Anna Lombroso per il Simplicissimus

Anche i ricchi piangono.. di uno sappiamo che riempie un gran vuoto affettivo con molti trastulli. Di un altro che non gli piaceva la severità militaresca della caserma così anche lui ha preferito una garçonniere divisa con un amico e figuriamoci che bei pigiama party. E del terzo abbiamo appreso che ha ricevuto in dono una casa vista Colosso ma sobriamente va solo a dormirci, anzi sospettiamo si butti vestito un pagliericcio e non si sia dotato nemmeno di un fornelletto a spirito per il caffè.
E non venitemi a dire che la vita della casta è una pacchia: soli, malvisti, costretti a pagarsi affetti e consensi, spiati, criticati, invidiati, chiusi in una bolla artificiale i poveri ricchi/ poveri potenti sembrano dividere con noi malessere e mediocrità, aggrappati come naufraghi alle poche sicurezze, pronti a chinarsi come il giunco aspettando che passi la piena.

A guardare questi spaccati di vita micragnosa, arida, minacciata sembrano passati i tempi delle quotidiane bravate, delle orge del potere anche sessuali, che ci hanno fatto assuefare alla peggiore bestialità, ai vizi privati diventati ostentate pubbliche virtù, alle intemperanze spacciate come animoso dinamismo. E’ plausibile che si tratti della nuova sceneggiatura di Endemol: i tempi sono difficili per tutti, hanno messo a dieta anche le vacche grasse e impenitenti, in fondo sono dei poveracci anche loro, con i posticci, la gastrite, un letto vuoto, i tradimenti di amici un tempo compiacenti oggi in rivolta.
Le loro sconcezze diventano patetiche. Se una volta la loro ribalderia era esaltata come spregiudicatezza, ora viene guardata come uno di quei tic turpi e vergognosi di qualche vecchio laido, che non si nasconde come a dire: presto o tardi finirete come me. C’è qualcosa di profondamente amorale in questo: questa classe dirigente trionfa perché c’è una cifra comune, quella di un ego individuale che non sa diventare super-io civile, di individui che considerano bene quello che li gratifica e male quello che li danneggia personalmente.
Che per favore nessuno mi parli di antipolitica per definire la critica più o meno matura a questo ceto loro non hanno nulla a che fare con la politica così come un certo ripiegamento ostile su un privato a-sociale, un ritirarsi dalla sfera pubblica non ha nulla a che fare con la cittadinanza.
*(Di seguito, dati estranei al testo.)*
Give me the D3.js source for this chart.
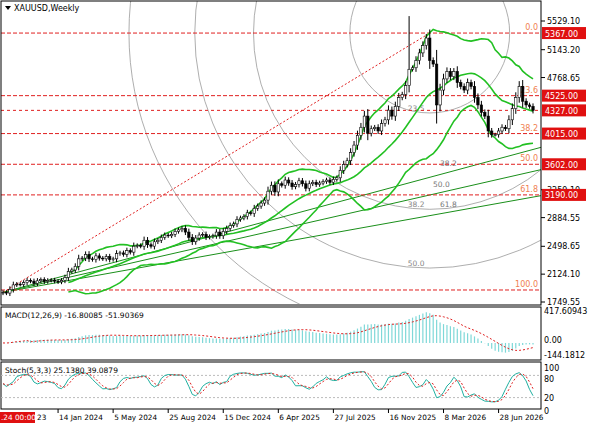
<!DOCTYPE html><html><head><meta charset="utf-8">
<script src="https://cdn.jsdelivr.net/npm/d3@7"></script>
<style>body{margin:0;background:#fff}text{font-family:"DejaVu Sans",sans-serif}</style></head><body>
<svg id="c" width="596" height="425"></svg>
<script>
const closes=[1880,1870,1920,1980,1990,1985,2010,2040,2030,2000,2035,2050,2025,2040,2045,
2030,2020,2040,2080,2160,2180,2230,2330,2340,2390,2330,2320,
2370,2340,2330,2360,2320,2330,2400,2410,2390,2440,2420,2500,
2510,2500,2580,2520,2500,2560,2580,2620,2650,2640,2660,2700,
2720,2740,2690,2620,2560,2610,2650,2660,2620,2630,2640,2690,
2640,2700,2740,2780,2800,2860,2880,2900,2950,2940,3010,3040,
3080,3120,3240,3320,3230,3340,3320,3390,3350,3300,3330,3380,
3340,3280,3340,3360,3330,3350,3370,3390,3360,3400,3420,3520,
3600,3650,3760,3860,3990,4100,4250,4020,4080,4100,4050,4150,
4200,4330,4250,4380,4500,4540,4660,4880,4900,5000,5100,5200,
5300,5000,4950,4400,4600,4750,4850,4780,
4850,4700,4650,4600,4700,4650,4500,4400,4300,4250,4050,4000,
4000,4050,4100,4080,4200,4350,4500,4650,4450,4400,4380,4327];
const priceTicks=[5529.10,5143.20,4768.65,3259.10,2884.55,2498.65,2124.10,1749.55];
const fibLevels=[{lv:"0.0",p:5367},{lv:"23.6",p:4525},{lv:"38.2",p:4015},{lv:"50.0",p:3602},{lv:"61.8",p:3190},{lv:"100.0",p:1911}];
const lastPrice=4327;
const dateTicks=[{i:16,t:"14 Jan 2024"},{i:32,t:"5 May 2024"},{i:48,t:"25 Aug 2024"},{i:64,t:"15 Dec 2024"},{i:80,t:"6 Apr 2025"},{i:96,t:"27 Jul 2025"},{i:112,t:"16 Nov 2025"},{i:128,t:"8 Mar 2026"},{i:144,t:"28 Jun 2026"}];
const fanEnds=[{lv:"38.2",p:3830},{lv:"50.0",p:3530},{lv:"61.8",p:3180}];
const arcLevels=[{lv:"23.5",r:0.17},{lv:"38.2",r:0.375},{lv:"50.0",r:0.5},{lv:"61.8",r:0.64}];

const svg=d3.select("#c");
const L=1,R=541;
const x=d3.scaleLinear().domain([0,154]).range([3,533]);
const y=d3.scaleLinear().domain([1749.55,5529.1]).range([302,21]);
const n=closes.length;
const opens=closes.map((c,i)=>i?closes[i-1]:c-10);
const highs=closes.map((c,i)=>Math.max(c,opens[i])+Math.abs(c-opens[i])*0.3+25);
const lows=closes.map((c,i)=>Math.min(c,opens[i])-Math.abs(c-opens[i])*0.3-25);
highs[118]=5595; lows[126]=4150;

const defs=svg.append("defs");
defs.append("clipPath").attr("id","mc").append("rect").attr("x",L).attr("y",1).attr("width",R-L).attr("height",303);
const g=svg.append("g").attr("clip-path","url(#mc)");

const cx=x(124),cy=y(5367),Rb=470;
arcLevels.forEach(a=>{g.append("circle").attr("cx",cx).attr("cy",cy).attr("r",a.r*Rb).attr("fill","none").attr("stroke","#999").attr("stroke-width",0.8);
 g.append("text").attr("x",cx-22).attr("y",cy+a.r*Rb-2).attr("font-size",7.5).attr("fill","#888").text(a.lv);});
fanEnds.forEach((f,k)=>{g.append("line").attr("x1",x(0)).attr("y1",y(1880)).attr("x2",R).attr("y2",y(f.p)).attr("stroke","#1a8f1a").attr("stroke-width",1);
 const xx=[455,448,455][k];const t=(xx-x(0))/(R-x(0));
 g.append("text").attr("x",xx-15).attr("y",y(1880)+(y(f.p)-y(1880))*t-4).attr("font-size",7.5).attr("fill","#777").text(f.lv);});
fibLevels.forEach(f=>{g.append("line").attr("x1",L).attr("x2",R).attr("y1",y(f.p)).attr("y2",y(f.p)).attr("stroke","#e02020").attr("stroke-dasharray","4,2");
 g.append("text").attr("x",R-3).attr("y",y(f.p)-3).attr("text-anchor","end").attr("font-size",8).attr("fill","#f08050").text(f.lv);});
g.append("line").attr("x1",L).attr("x2",R).attr("y1",y(lastPrice)).attr("y2",y(lastPrice)).attr("stroke","#e02020").attr("stroke-dasharray","3,3");
g.append("line").attr("x1",x(0)).attr("y1",y(1880)).attr("x2",x(124)).attr("y2",y(5367)).attr("stroke","#e02020").attr("stroke-dasharray","2,2");
const P=20,bb=[];
for(let i=P-1;i<n;i++){const s=closes.slice(i-P+1,i+1),m=d3.mean(s),sd=d3.deviation(s)*Math.sqrt((P-1)/P);bb.push({i,m,u:m+2*sd,l:m-2*sd});}
["m","u","l"].forEach(k=>g.append("path").datum(bb).attr("fill","none").attr("stroke","#22c022").attr("stroke-width",1.6).attr("d",d3.line().x(d=>x(d.i)).y(d=>y(d[k]))));
closes.forEach((c,i)=>{const o=opens[i];
 g.append("line").attr("x1",x(i)).attr("x2",x(i)).attr("y1",y(highs[i])).attr("y2",y(lows[i])).attr("stroke","#000");
 g.append("rect").attr("x",x(i)-1.2).attr("width",2.4).attr("y",y(Math.max(o,c))).attr("height",Math.max(0.8,Math.abs(y(o)-y(c)))).attr("fill",c>=o?"#fff":"#000").attr("stroke","#000").attr("stroke-width",0.6);});
svg.append("rect").attr("x",L).attr("y",1).attr("width",R-L).attr("height",304).attr("fill","none").attr("stroke","#000");
svg.append("path").attr("d","M5,6 L11,6 L8,10Z").attr("fill","#000");
svg.append("text").attr("x",14).attr("y",11).attr("font-size",8).text("XAUUSD,Weekly");
priceTicks.forEach(p=>{svg.append("line").attr("x1",R).attr("x2",R+4).attr("y1",y(p)).attr("y2",y(p)).attr("stroke","#000");
 svg.append("text").attr("x",R+6).attr("y",y(p)+3).attr("font-size",8).text(p.toFixed(2));});
fibLevels.slice(0,5).concat([{p:lastPrice}]).forEach(f=>{svg.append("rect").attr("x",R+1).attr("y",y(f.p)-6).attr("width",44).attr("height",12).attr("fill","#e01010");
 svg.append("text").attr("x",R+4).attr("y",y(f.p)+3.5).attr("font-size",8).attr("fill","#fff").text(f.p.toFixed(2));});
function ema(a,p){const k=2/(p+1),r=[a[0]];for(let i=1;i<a.length;i++)r.push(a[i]*k+r[i-1]*(1-k));return r;}
const e12=ema(closes,12),e26=ema(closes,26),macd=closes.map((c,i)=>e12[i]-e26[i]);
const sig=macd.map((v,i)=>i<8?v:d3.mean(macd.slice(i-8,i+1)));
const ym=d3.scaleLinear().domain([-144.18,417.61]).range([354,311]);
svg.append("rect").attr("x",L).attr("y",307).attr("width",R-L).attr("height",53).attr("fill","none").attr("stroke","#000");
macd.forEach((v,i)=>svg.append("line").attr("x1",x(i)).attr("x2",x(i)).attr("y1",ym(0)).attr("y2",ym(v)).attr("stroke","#7fd8d8").attr("stroke-width",1.2));
svg.append("path").datum(sig).attr("fill","none").attr("stroke","#e02020").attr("stroke-dasharray","2,2").attr("d",d3.line().x((d,i)=>x(i)).y(d=>ym(d)));
svg.append("text").attr("x",5).attr("y",318).attr("font-size",7.5).text("MACD(12,26,9) -16.80085 -51.90369");
[["417.60943",ym(417.61)+3],["0.00",ym(0)],["-144.1812",ym(-144.18)+4]].forEach(t=>svg.append("text").attr("x",R+3).attr("y",t[1]).attr("font-size",8).text(t[0]));
const K=closes.map((c,i)=>{const lo=d3.min(lows.slice(Math.max(0,i-4),i+1)),hi=d3.max(highs.slice(Math.max(0,i-4),i+1));return 100*(c-lo)/(hi-lo);});
const Ks=K.map((v,i)=>d3.mean(K.slice(Math.max(0,i-2),i+1)));
const Ds=Ks.map((v,i)=>d3.mean(Ks.slice(Math.max(0,i-2),i+1)));
const ys=d3.scaleLinear().domain([0,100]).range([405,368]);
svg.append("rect").attr("x",L).attr("y",362).attr("width",R-L).attr("height",47).attr("fill","none").attr("stroke","#000");
[20,80].forEach(v=>svg.append("line").attr("x1",L).attr("x2",R).attr("y1",ys(v)).attr("y2",ys(v)).attr("stroke","#bbb").attr("stroke-dasharray","2,2"));
svg.append("path").datum(Ks).attr("fill","none").attr("stroke","#20b0a0").attr("d",d3.line().x((d,i)=>x(i)).y(d=>ys(d)));
svg.append("path").datum(Ds).attr("fill","none").attr("stroke","#e02020").attr("stroke-dasharray","2,2").attr("d",d3.line().x((d,i)=>x(i)).y(d=>ys(d)));
svg.append("text").attr("x",5).attr("y",373).attr("font-size",7.5).text("Stoch(5,3,3) 25.1380 39.0879");
[[100,0],[80,4],[20,0],[0,6]].forEach(v=>svg.append("text").attr("x",R+3).attr("y",ys(v[0])+3+v[1]).attr("font-size",8).text(v[0]));
dateTicks.forEach(d=>{svg.append("line").attr("x1",x(d.i)).attr("x2",x(d.i)).attr("y1",409).attr("y2",413).attr("stroke","#000");
 svg.append("text").attr("x",x(d.i)+1).attr("y",420).attr("font-size",7.3).text(d.t);});
svg.append("text").attr("x",37).attr("y",420).attr("font-size",7.3).text("23");
svg.append("rect").attr("x",0).attr("y",412).attr("width",35).attr("height",11).attr("fill","#e01010");
svg.append("text").attr("x",1).attr("y",420).attr("font-size",7.3).attr("fill","#fff").text(".24 00:00");
</script></body></html>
Credo sia tardi per investigare sulle mutue responsabilità. Chi abbia per primo, classe dirigente o cittadini, creato le condizioni del neo qualunquismi, della disponibilità a una delega senza rappresentanza, del bisogno o dell’induzione all’affidamento della cosa pubblica a un potere remoto, che non impegna e con cui non ci si impegna.

Qualcuno ha definito questa fase la “democrazia della diffidenza”, basta sul sospetto fondato e sistematico dei non-rappresentati nei confronti del fallimento e dell’inaffidabilità dei rappresentanti. Ma questa crisi di legittimazione è stata resa possibile dalla “secessione” dalla polis, dalle dimissioni dalla coscienza delle responsabilità personali e collettiva, dal confronto grottesco tra leader qualunquisti e uomini qualunque.
Si, sarebbe bello che questo “sdegno” che serpeggia si chiamasse anti im-politica, perché è tale la vocazione unanimista a retrogusto egemonico che guida le nostre “guide” e la loro retorica, l’enfasi del partito di tutti, che vuol mettere a tacere passioni e bisogni, per annientare insieme ai confronti ideali anche i conflitti sociali e di classe in una improbabile poltiglia di avvelenata inquietudine e di inimicizia.
Lo stesso istinto a unire ciò che “deve” essere diviso, a conciliare quello che è giusto sia contrapposto, bene e male, legalità e illegalità, ma pi capitale e lavoro, laicismo e confessionalismo, destra e sinistra, etica e affari e soprattutto pubblico e privato.

Si è la loro l’antipolitica, quel racconto edificante intento a produrre macerie, quel primato dell’esistente imprescindibile e insuperabile in nome del quale bisogno rinunciare a aspettative, utopie, diritti. Mentre la politica dovrebbe proprio essere il contrario, trovare armonia dei contrasti in nome di una finalità comune, apertura dell’esistente a alternative possibili spesso contrapposte, scelta di altre prospettive e ansia di possibili trascendimenti creativi e luminosi. Guardare in alto, guardare davanti, guardarsi allo specchio, per imparare a sentirsi nel giusto con gli altri e a volte anche contro gli altri.